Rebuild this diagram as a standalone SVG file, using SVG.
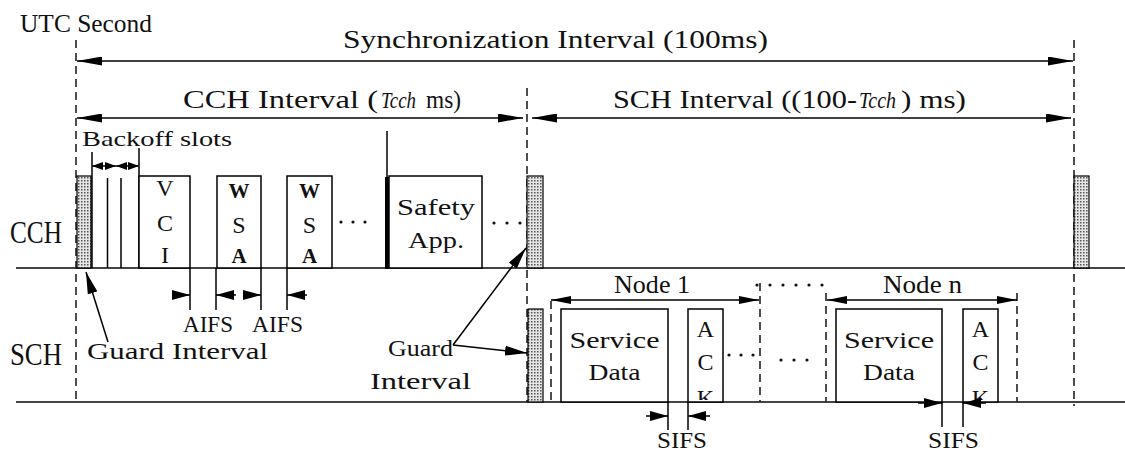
==================================================
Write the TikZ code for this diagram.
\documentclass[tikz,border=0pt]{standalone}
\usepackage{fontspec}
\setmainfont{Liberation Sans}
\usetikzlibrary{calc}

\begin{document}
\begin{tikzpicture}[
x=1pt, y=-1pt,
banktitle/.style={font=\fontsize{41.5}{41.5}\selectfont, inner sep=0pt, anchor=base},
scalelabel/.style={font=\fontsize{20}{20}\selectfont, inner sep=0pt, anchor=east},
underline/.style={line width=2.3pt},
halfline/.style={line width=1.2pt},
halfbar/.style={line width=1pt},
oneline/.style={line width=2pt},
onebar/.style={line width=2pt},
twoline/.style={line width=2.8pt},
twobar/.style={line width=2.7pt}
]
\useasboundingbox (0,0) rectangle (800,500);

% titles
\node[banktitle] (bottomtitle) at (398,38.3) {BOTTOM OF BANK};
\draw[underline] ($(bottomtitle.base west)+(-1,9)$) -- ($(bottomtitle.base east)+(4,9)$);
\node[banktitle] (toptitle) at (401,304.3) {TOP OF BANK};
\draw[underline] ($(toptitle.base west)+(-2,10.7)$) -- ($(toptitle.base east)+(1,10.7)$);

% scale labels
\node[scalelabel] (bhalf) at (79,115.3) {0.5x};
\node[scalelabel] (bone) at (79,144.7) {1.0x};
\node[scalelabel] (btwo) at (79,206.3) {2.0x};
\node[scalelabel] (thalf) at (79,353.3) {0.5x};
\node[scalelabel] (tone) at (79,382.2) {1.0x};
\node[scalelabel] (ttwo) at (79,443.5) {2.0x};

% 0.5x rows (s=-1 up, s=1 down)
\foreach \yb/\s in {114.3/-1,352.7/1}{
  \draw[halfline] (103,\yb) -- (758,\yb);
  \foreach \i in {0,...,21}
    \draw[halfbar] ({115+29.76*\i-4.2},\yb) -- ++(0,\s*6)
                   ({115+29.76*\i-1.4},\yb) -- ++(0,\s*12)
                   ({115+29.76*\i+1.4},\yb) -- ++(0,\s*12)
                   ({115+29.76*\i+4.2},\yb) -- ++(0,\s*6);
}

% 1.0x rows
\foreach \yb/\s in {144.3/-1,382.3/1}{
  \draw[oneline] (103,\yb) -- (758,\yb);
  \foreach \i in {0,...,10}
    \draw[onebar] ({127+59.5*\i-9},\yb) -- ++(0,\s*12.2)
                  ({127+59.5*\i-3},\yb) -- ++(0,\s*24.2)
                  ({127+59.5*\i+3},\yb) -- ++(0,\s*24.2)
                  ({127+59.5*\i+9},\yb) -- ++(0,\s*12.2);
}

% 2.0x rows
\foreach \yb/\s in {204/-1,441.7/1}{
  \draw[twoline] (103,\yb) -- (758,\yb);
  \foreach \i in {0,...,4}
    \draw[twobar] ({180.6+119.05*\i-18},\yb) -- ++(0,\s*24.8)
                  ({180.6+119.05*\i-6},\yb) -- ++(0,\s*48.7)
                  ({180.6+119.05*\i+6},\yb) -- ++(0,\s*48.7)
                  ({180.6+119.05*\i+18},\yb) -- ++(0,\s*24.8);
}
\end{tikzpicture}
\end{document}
==================================================
* Task instructions
Extract exactly the run of lines beginning at the line with "Write the TikZ code for this diagram." and ending at the line with "-- ($(toptitle.base east)+(1,10.7)$);", including both ends and nothing beyond them.

* Answer below
Write the TikZ code for this diagram.
\documentclass[tikz,border=0pt]{standalone}
\usepackage{fontspec}
\setmainfont{Liberation Sans}
\usetikzlibrary{calc}

\begin{document}
\begin{tikzpicture}[
x=1pt, y=-1pt,
banktitle/.style={font=\fontsize{41.5}{41.5}\selectfont, inner sep=0pt, anchor=base},
scalelabel/.style={font=\fontsize{20}{20}\selectfont, inner sep=0pt, anchor=east},
underline/.style={line width=2.3pt},
halfline/.style={line width=1.2pt},
halfbar/.style={line width=1pt},
oneline/.style={line width=2pt},
onebar/.style={line width=2pt},
twoline/.style={line width=2.8pt},
twobar/.style={line width=2.7pt}
]
\useasboundingbox (0,0) rectangle (800,500);

% titles
\node[banktitle] (bottomtitle) at (398,38.3) {BOTTOM OF BANK};
\draw[underline] ($(bottomtitle.base west)+(-1,9)$) -- ($(bottomtitle.base east)+(4,9)$);
\node[banktitle] (toptitle) at (401,304.3) {TOP OF BANK};
\draw[underline] ($(toptitle.base west)+(-2,10.7)$) -- ($(toptitle.base east)+(1,10.7)$);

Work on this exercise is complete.